Analysis: Clause 9.1 was capable of more than one construction. The words "charges made by the licensee" and the expression "on average 117%" were significant and could not be treated as surplusage. Reading the clause in its natural and purposive sense, the provision was intended to permit revision of tariff rates with different increases across categories, while ensuring that the overall revenue realized from the revised charges did not exceed 17% over the revenue that would have been realized under the earlier interim tariff. An interpretation that capped every category at 17% would render the words "on average" meaningless and would also prevent the balancing of consumer interest, cross-subsidy, and revenue needs contemplated by the licence. The explanation to Section 26, which defined "tariff", did not control the meaning of "charges made" in Clause 9.1. The technical view of the Commission, once the erroneous equation of "charges" with category-wise tariff rates was set aside, supported the appellant's construction.

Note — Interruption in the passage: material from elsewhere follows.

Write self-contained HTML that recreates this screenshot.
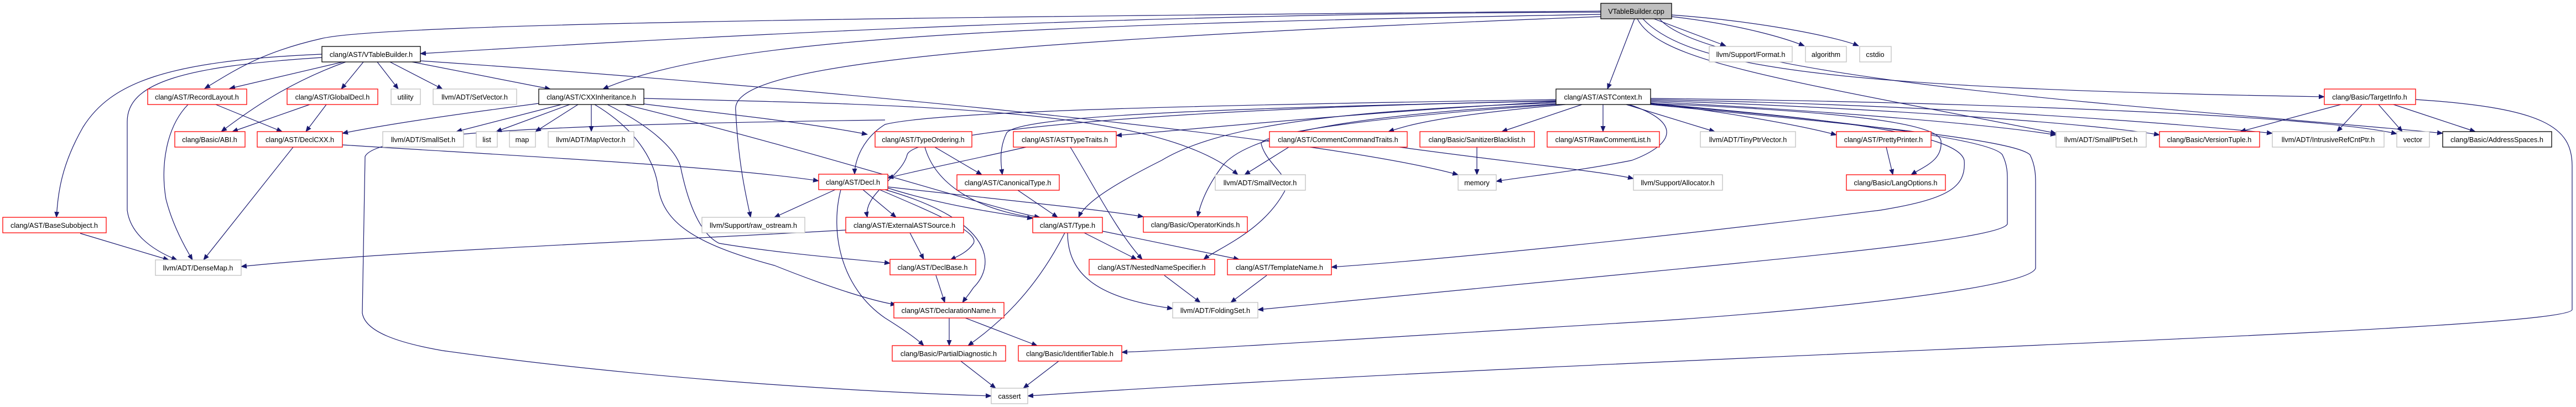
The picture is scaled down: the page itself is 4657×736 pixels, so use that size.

Conclusion: Clause 9.1 authorised category-wise differential increases so long as the overall average revenue increase remained within the stipulated ceiling, and the tariff notification dated 13.5.1996 was valid.
Ratio Decidendi: Where a licensing condition permits charges not to exceed a stated percentage "on average", the ceiling applies to the overall revenue effect and not to each individual consumer category, if that construction gives effect to all the words used and advances the object of the provision.